## [What you have to do]
Lines containing the word "React" should be extracted in full.

%%

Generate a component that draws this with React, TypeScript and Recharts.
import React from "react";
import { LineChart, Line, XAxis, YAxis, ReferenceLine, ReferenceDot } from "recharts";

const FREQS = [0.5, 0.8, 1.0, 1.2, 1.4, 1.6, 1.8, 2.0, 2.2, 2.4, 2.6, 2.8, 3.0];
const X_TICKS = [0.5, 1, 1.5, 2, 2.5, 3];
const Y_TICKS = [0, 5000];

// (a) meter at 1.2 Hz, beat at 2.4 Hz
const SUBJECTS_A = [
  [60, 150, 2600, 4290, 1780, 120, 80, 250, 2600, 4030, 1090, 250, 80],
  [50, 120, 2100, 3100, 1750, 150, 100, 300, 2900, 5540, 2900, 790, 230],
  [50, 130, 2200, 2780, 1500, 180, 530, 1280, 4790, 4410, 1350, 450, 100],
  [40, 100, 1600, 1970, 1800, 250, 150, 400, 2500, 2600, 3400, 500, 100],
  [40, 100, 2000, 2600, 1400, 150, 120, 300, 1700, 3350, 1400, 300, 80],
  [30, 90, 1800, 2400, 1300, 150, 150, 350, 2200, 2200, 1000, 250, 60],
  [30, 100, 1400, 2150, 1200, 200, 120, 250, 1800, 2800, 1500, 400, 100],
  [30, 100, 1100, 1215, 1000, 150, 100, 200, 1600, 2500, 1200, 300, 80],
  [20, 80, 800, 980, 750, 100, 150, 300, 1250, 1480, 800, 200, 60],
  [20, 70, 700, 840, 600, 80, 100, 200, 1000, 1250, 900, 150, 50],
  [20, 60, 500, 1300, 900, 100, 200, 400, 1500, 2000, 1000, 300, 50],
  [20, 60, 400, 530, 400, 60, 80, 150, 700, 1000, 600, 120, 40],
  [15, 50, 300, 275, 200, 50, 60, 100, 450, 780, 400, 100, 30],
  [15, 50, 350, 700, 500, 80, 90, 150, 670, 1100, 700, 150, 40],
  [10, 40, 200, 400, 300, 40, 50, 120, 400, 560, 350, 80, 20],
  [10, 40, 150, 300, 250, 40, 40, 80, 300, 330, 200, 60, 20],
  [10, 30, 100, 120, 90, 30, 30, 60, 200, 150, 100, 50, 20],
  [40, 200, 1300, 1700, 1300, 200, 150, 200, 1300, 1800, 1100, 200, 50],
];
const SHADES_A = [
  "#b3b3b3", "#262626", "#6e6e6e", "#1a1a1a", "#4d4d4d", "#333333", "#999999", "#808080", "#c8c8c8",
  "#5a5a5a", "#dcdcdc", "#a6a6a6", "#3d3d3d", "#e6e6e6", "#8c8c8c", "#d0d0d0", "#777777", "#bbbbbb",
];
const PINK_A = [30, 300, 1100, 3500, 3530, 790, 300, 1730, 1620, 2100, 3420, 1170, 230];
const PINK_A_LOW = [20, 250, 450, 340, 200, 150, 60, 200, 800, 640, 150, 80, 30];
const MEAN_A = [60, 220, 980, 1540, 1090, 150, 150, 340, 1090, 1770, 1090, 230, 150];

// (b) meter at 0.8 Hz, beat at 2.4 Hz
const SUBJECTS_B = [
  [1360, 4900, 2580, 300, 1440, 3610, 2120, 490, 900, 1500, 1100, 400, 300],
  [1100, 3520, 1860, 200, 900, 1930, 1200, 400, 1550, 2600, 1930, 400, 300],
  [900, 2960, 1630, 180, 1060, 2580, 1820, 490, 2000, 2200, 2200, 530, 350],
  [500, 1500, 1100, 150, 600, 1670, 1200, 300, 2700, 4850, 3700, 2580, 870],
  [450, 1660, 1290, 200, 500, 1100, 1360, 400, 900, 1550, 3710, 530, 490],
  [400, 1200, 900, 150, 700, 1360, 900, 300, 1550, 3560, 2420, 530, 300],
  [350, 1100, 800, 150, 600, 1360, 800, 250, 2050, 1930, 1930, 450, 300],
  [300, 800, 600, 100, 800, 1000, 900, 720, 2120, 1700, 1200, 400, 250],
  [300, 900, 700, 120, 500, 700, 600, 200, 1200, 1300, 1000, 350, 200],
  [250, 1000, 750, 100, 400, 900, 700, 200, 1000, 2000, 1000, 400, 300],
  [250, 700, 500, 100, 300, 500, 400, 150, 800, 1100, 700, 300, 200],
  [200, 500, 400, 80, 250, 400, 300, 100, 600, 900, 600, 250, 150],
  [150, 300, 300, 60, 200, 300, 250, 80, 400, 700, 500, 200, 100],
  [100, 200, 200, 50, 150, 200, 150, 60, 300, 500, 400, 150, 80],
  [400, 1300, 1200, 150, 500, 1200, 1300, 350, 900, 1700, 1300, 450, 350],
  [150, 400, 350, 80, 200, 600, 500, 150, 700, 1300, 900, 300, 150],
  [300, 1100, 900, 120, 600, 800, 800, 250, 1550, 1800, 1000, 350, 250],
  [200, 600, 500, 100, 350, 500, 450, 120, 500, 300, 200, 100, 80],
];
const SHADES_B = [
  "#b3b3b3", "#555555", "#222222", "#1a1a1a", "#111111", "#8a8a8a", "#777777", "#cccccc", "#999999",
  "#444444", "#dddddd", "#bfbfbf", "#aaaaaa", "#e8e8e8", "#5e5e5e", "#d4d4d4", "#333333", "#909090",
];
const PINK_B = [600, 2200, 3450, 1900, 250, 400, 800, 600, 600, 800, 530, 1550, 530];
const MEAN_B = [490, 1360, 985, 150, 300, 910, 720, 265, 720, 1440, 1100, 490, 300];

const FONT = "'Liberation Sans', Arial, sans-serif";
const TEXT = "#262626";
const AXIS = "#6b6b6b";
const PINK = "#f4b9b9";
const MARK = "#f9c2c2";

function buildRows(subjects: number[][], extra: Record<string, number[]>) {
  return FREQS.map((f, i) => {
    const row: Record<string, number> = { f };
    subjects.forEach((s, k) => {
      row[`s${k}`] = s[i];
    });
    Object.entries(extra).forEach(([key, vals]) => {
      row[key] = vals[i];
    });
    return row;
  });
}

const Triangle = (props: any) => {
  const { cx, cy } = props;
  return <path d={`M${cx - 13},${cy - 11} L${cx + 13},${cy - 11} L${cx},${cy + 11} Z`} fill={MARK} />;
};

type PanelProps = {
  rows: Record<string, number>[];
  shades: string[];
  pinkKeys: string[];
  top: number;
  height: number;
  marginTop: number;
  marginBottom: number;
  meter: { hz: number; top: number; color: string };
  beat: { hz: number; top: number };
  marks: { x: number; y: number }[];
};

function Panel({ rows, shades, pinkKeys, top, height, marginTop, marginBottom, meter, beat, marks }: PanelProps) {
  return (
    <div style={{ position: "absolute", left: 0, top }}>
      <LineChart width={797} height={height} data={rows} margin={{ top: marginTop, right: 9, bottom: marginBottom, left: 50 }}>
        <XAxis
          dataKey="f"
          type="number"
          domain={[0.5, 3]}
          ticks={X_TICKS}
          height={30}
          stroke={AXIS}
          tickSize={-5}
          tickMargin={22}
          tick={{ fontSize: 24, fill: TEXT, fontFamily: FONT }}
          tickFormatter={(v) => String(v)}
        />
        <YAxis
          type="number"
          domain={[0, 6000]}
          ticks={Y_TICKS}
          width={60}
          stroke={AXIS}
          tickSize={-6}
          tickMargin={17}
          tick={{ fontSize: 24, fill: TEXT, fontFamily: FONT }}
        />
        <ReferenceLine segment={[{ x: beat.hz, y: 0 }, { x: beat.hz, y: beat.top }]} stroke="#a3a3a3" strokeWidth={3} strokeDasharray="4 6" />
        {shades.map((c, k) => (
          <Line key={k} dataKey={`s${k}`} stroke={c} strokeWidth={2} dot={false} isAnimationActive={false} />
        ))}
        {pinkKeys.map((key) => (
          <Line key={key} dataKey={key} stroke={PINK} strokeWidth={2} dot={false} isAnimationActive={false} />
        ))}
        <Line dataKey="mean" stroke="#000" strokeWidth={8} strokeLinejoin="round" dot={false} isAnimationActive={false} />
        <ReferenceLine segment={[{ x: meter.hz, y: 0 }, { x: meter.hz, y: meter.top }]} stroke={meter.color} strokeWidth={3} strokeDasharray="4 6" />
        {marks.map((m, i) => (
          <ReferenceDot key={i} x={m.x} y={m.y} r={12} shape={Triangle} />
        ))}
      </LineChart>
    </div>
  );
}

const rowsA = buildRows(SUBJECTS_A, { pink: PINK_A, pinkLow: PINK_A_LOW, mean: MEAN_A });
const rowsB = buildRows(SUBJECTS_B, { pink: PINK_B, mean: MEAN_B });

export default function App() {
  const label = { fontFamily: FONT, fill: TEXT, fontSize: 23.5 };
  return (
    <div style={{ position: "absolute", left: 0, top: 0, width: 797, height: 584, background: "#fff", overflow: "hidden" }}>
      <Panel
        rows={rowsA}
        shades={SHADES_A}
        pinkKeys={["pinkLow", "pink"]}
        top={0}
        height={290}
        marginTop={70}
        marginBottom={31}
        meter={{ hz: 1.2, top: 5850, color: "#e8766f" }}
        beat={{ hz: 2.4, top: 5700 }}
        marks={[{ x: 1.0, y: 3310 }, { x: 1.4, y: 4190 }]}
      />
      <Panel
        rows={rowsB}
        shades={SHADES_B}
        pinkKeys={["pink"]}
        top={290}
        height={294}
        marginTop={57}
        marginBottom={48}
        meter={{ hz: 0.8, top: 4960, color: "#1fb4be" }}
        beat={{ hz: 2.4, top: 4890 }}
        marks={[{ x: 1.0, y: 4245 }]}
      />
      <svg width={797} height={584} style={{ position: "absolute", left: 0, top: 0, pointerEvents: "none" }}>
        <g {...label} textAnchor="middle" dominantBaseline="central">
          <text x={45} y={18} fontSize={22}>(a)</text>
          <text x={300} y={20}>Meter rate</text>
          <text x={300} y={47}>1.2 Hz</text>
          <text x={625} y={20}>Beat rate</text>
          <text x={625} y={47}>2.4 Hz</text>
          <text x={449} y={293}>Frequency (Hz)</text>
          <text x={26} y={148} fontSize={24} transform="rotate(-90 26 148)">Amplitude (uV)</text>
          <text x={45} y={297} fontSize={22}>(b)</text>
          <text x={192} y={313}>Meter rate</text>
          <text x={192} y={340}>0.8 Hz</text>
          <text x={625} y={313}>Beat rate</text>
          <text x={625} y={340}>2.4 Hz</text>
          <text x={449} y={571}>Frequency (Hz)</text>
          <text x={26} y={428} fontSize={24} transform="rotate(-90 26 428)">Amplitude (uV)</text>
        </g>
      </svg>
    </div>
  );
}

%%

## [Task response]
Generate a component that draws this with React, TypeScript and Recharts.
import React from "react";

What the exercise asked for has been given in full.